Design. The ECHELON-1 trial, an international, openlabel, randomized phase 3 trial.
Setting and participants. In this multicenter international trial, a total of 1334 patients underwent randomization from November 2012 through January
2016. Eligible patients were 18 years of age older and had newly diagnosed and histologically proven classic Hodgkin’s lymphoma, Ann Arbor stage III or IV. Patients were eligible only if they had not received prior systemic chemotherapy or radiotherapy. All patients were required to have an ECOG performance status of ≤ 2 and adequate hematologic parameters (hemoglobin ≥ 8, ANC ≥ 1500, and platelet count ≥ 75,000). Patients with nodular lymphocyte predominant Hodgkin’s lymphoma, pre-existing peripheral sensory neuropathy, or known cerebral or meningeal disease were excluded.
Intervention. Patients were randomized in a 1:1 fashion to receive A+AVD (brentuximab vedotin 1.2 mg/kg, doxorubicin 25 mg/m2, vinblastine 6 mg/m2 and dacarbazine 375 mg/m2) or ABVD (doxorubicin 25 mg/m2, bleomycin 10 units/m2, vinblastine 6 mg/m2 and dacarbazine 375 mg/m2) IV on days 1 and 15 of each 28-day cycle for up to 6 cycles. A PET scan was done at the end of the second cycle (PET2) and if this showed increased uptake at any site or uptake at a new site of disease (Deauville score 5) patients could be switched to an alternative frontline therapy at the treating physician’s discretion.
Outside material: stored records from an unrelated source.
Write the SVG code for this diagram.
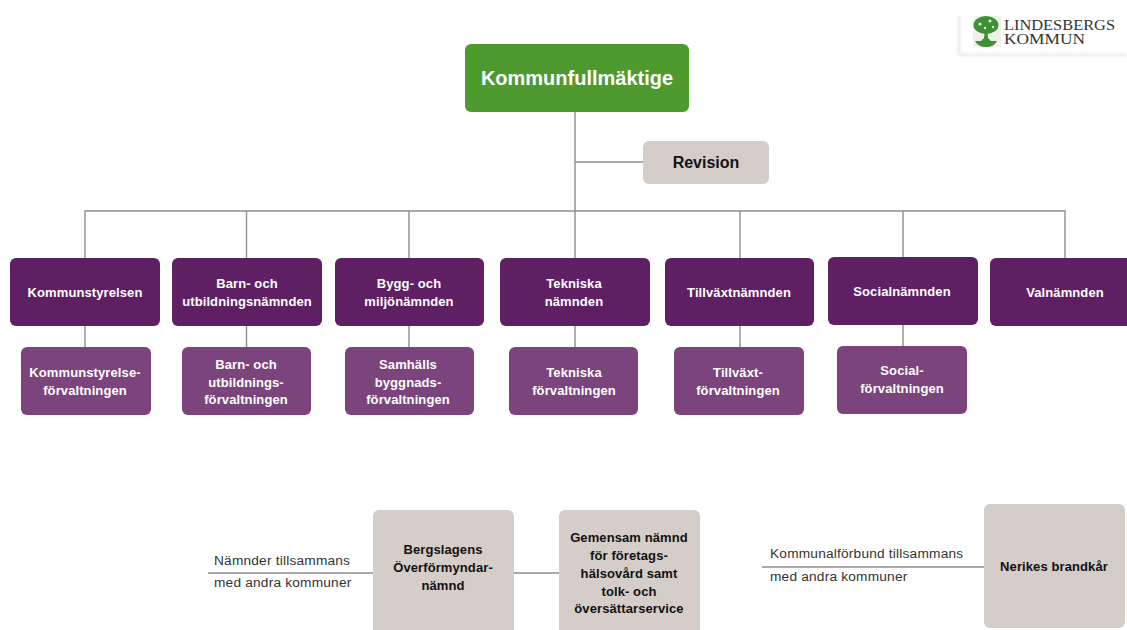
<svg xmlns="http://www.w3.org/2000/svg" width="1127" height="630" viewBox="0 0 1127 630">
<defs>
<filter id="sh" x="-10%" y="-10%" width="120%" height="130%"><feGaussianBlur stdDeviation="1.5"/></filter>
<style>
text{font-family:"Liberation Sans",Arial,sans-serif;text-anchor:middle}
.b{font-weight:700;font-size:13px;letter-spacing:.1px}
.w{fill:#fff}.k{fill:#111}
.n{fill:#5f1f63}.s{fill:#7c447c}.g{fill:#d4cdc8}
.l{font-size:13.700px;fill:#333;text-anchor:start;letter-spacing:.2px}
.c{stroke:#8e8e8e;stroke-width:1.4;fill:none}
.t{font-family:"Liberation Serif",serif;text-anchor:start;font-size:14px;fill:#333}
</style>
</defs>
<rect width="1127" height="630" fill="#fff"/>
<g id="logo">
<path d="M959 16V52Q959 55 962 55H1127" fill="none" stroke="#d8d8d8" stroke-width="1.6" filter="url(#sh)"/>
<rect x="973" y="16" width="28" height="31" fill="#eef2ea"/>
<ellipse cx="986" cy="25" rx="12.500" ry="9" fill="#3f8f35"/>
<circle cx="980" cy="24" r="1.500" fill="#eef2ea"/><circle cx="990" cy="21" r="1.500" fill="#eef2ea"/><circle cx="993" cy="27" r="1.200" fill="#eef2ea"/><circle cx="985" cy="28" r="1.200" fill="#eef2ea"/>
<path d="M985 30h2l1 8 3 3h6q-3 6-11 6t-11-6h6l3-3z" fill="#3f8f35"/>
<text class="t" x="1004" y="30" textLength="111" lengthAdjust="spacingAndGlyphs">LINDESBERGS</text>
<text class="t" x="1004" y="44" textLength="81" lengthAdjust="spacingAndGlyphs">KOMMUN</text>
</g>
<g id="connectors" class="c">
<path d="M575 111V210M575 162H643M85 259V211H1065V258M246.500 211V258M409 211V258M575 210V258M740 211V258M903 211V258"/>
<path d="M85 325V348M246.500 325V348M409 325V348M575 325V348M740 325V348M903 325V347"/>
<path d="M208 573H374M513 573H559M762 567H984"/>
</g>
<g id="kf"><rect x="465" y="44" width="224" height="68" rx="6" fill="#4f9a2f"/><text class="w" x="577" y="85" style="font-weight:700;font-size:20px">Kommunfullmäktige</text></g>
<g id="revision"><rect x="643" y="141" width="126" height="43" rx="6" class="g"/><text class="k" x="706" y="168" style="font-weight:700;font-size:16px">Revision</text></g>
<g id="n1"><rect x="10" y="258" width="150" height="68" rx="6" class="n"/><text class="b w" x="85" y="297">Kommunstyrelsen</text></g>
<g id="n2"><rect x="172" y="258" width="150" height="68" rx="6" class="n"/><text class="b w" x="247" y="288">Barn- och</text><text class="b w" x="247" y="306">utbildningsnämnden</text></g>
<g id="n3"><rect x="335" y="258" width="149" height="68" rx="6" class="n"/><text class="b w" x="409" y="288">Bygg- och</text><text class="b w" x="409" y="306">miljönämnden</text></g>
<g id="n4"><rect x="500" y="258" width="150" height="68" rx="6" class="n"/><text class="b w" x="574" y="288">Tekniska</text><text class="b w" x="574" y="306">nämnden</text></g>
<g id="n5"><rect x="665" y="258" width="149" height="68" rx="6" class="n"/><text class="b w" x="739" y="297">Tillväxtnämnden</text></g>
<g id="n6"><rect x="828" y="257" width="150" height="68" rx="6" class="n"/><text class="b w" x="902" y="296">Socialnämnden</text></g>
<g id="n7"><rect x="990" y="258" width="150" height="68" rx="6" class="n"/><text class="b w" x="1065" y="297">Valnämnden</text></g>
<g id="s1"><rect x="21" y="347" width="130" height="68" rx="6" class="s"/><text class="b w" x="85" y="377">Kommunstyrelse-</text><text class="b w" x="85" y="395">förvaltningen</text></g>
<g id="s2"><rect x="182" y="347" width="129" height="68" rx="6" class="s"/><text class="b w" x="246" y="369">Barn- och</text><text class="b w" x="246" y="387">utbildnings-</text><text class="b w" x="246" y="404">förvaltningen</text></g>
<g id="s3"><rect x="345" y="347" width="129" height="68" rx="6" class="s"/><text class="b w" x="408" y="369">Samhälls</text><text class="b w" x="408" y="387">byggnads-</text><text class="b w" x="408" y="404">förvaltningen</text></g>
<g id="s4"><rect x="509" y="347" width="129" height="68" rx="6" class="s"/><text class="b w" x="574" y="377">Tekniska</text><text class="b w" x="574" y="395">förvaltningen</text></g>
<g id="s5"><rect x="674" y="347" width="130" height="68" rx="6" class="s"/><text class="b w" x="738" y="377">Tillväxt-</text><text class="b w" x="738" y="395">förvaltningen</text></g>
<g id="s6"><rect x="837" y="346" width="130" height="68" rx="6" class="s"/><text class="b w" x="902" y="375">Social-</text><text class="b w" x="902" y="393">förvaltningen</text></g>
<g id="g1"><rect x="373" y="510" width="141" height="130" rx="6" class="g"/><text class="b k" x="443" y="554">Bergslagens</text><text class="b k" x="443" y="572">Överförmyndar-</text><text class="b k" x="443" y="590">nämnd</text></g>
<g id="g2"><rect x="559" y="510" width="141" height="130" rx="6" class="g"/><text class="b k" x="629" y="542">Gemensam nämnd</text><text class="b k" x="629" y="560">för företags-</text><text class="b k" x="629" y="578">hälsovård samt</text><text class="b k" x="629" y="596">tolk- och</text><text class="b k" x="629" y="613">översättarservice</text></g>
<g id="g3"><rect x="984" y="504" width="141" height="124" rx="6" class="g"/><text class="b k" x="1054" y="571">Nerikes brandkår</text></g>
<g id="labels">
<text class="l" x="214" y="565">Nämnder tillsammans</text>
<text class="l" x="214" y="587">med andra kommuner</text>
<text class="l" x="770" y="558">Kommunalförbund tillsammans</text>
<text class="l" x="770" y="581">med andra kommuner</text>
</g>
</svg>
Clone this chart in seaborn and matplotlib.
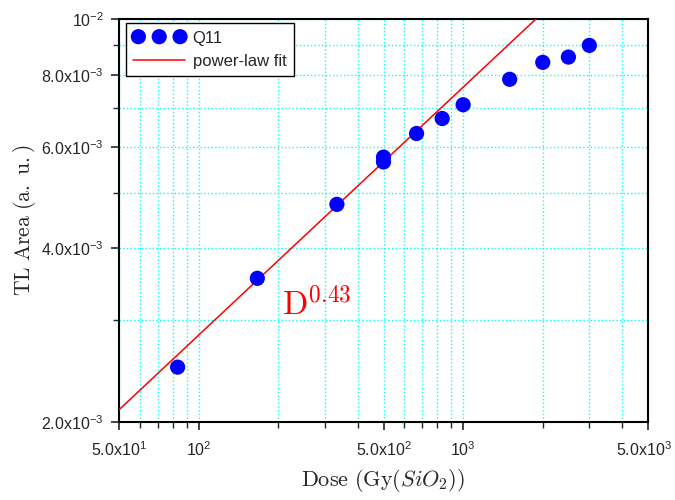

Main outcome measures . The primary endpoint of this study was modified progression-free survival (mPFS), defined as time to disease progression, death, or modified progression (noncomplete response after completion of frontline therapy—Deauville score 3, 4, or 5 on PET). Modified progression was incorporated as an endpoint in order to assess the effectiveness of frontline therapy. A secondary endpoint of the study was overall survival (OS).
Results. The baseline characteristics were well balanced between the treatment arms. 58% of the patients were male and 64% had stage IV disease. The median age was 36 years and 9% in each group were over the age of 65. After a median follow-up of 24.9 months, the independently assessed 2-year mPFS was 82.1% and 77.2% in the A+AVD and ABVD groups, respectively (hazard ratio [HR] 0.77; 95% confidence interval [CI] 0.6–0.98). The 2-year mPFS rate according to investigator assessment was 81% and 74.4% in the A+AVD and ABVD groups, respectively. Modified progression (failure to achieve a complete response after completion of frontline therapy resulting in treatment with subsequent therapy) occurred in 9 and 22 patients in the
A+AVD and ABVD groups, respectively. A pre-specified subgroup analysis showed that patients from North America, male patients, patients with involvement of more than 1 extranodal site, patients with a high IPSS score (4–7), patients < 60 years old and those with stage IV disease appeared to benefit more from A+AVD. The rate of PET2 negativity was 89% with A+AVD and 86% with ABVD. The 2-year overall survival was 96.6% in the A+AVD group and 94.9% in the ABVD group (HR 0.72; 95% CI 0.44–1.17). Fewer patients in the A+AVD group received subsequent cancer-directed therapy.